**WORK TO BE COMPLETED:**
Don't include pictures. Quote the lines below from the first through the line that contains "ax = fig.add_axes([34".

################

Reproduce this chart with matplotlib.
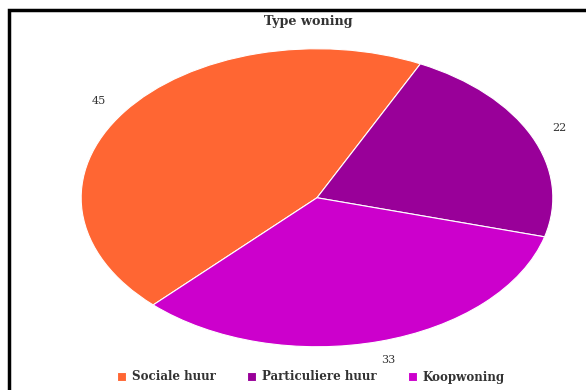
import matplotlib.pyplot as plt
from matplotlib.patches import Rectangle

categories = ["Sociale huur", "Particuliere huur", "Koopwoning"]
values = [45, 22, 33]
colors = ["#FF6633", "#990099", "#CC00CC"]

plt.rcParams["font.family"] = ["DejaVu Serif"]

fig = plt.figure(figsize=(5.86, 3.9), dpi=100)
ax = fig.add_axes([34 / 586, 6 / 390, 566 / 586, 372.5 / 390])

wedges, texts = ax.pie(values, colors=colors, startangle=226, counterclock=False,
                       labels=[str(v) for v in values], labeldistance=1.13,
                       wedgeprops=dict(edgecolor="white", linewidth=0.8),
                       textprops=dict(fontsize=8, color="#333333"))
for t in texts:
    t.set_horizontalalignment("center")
    t.set_verticalalignment("center")
ax.set_aspect("auto")
ax.set_xlim(-1.2, 1.2)
ax.set_ylim(-1.25, 1.25)

fig.text(308 / 586, 1 - 22 / 390, "Type woning", ha="center", va="center",
         fontsize=9.2, fontweight="bold", color="#333333")

fig.legend(wedges, categories, loc="center", ncol=3,
           bbox_to_anchor=(311 / 586, 1 - 377 / 390), frameon=False,
           handlelength=0.75, handleheight=0.7, columnspacing=2.6,
           handletextpad=0.5, labelcolor="#333333",
           prop=dict(weight="bold", size=8.6))

# border of the original screenshot
fig.add_artist(Rectangle((9 / 586, -0.1), 1.2, 1 - 10 / 390 + 0.1,
                         transform=fig.transFigure, fill=False,
                         edgecolor="black", linewidth=2.5))

fig.savefig("out.png", dpi=100)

################

**SOLUTION FOR THIS PROBLEM:**
Reproduce this chart with matplotlib.
import matplotlib.pyplot as plt
from matplotlib.patches import Rectangle

categories = ["Sociale huur", "Particuliere huur", "Koopwoning"]
values = [45, 22, 33]
colors = ["#FF6633", "#990099", "#CC00CC"]

plt.rcParams["font.family"] = ["DejaVu Serif"]

fig = plt.figure(figsize=(5.86, 3.9), dpi=100)
ax = fig.add_axes([34 / 586, 6 / 390, 566 / 586, 372.5 / 390])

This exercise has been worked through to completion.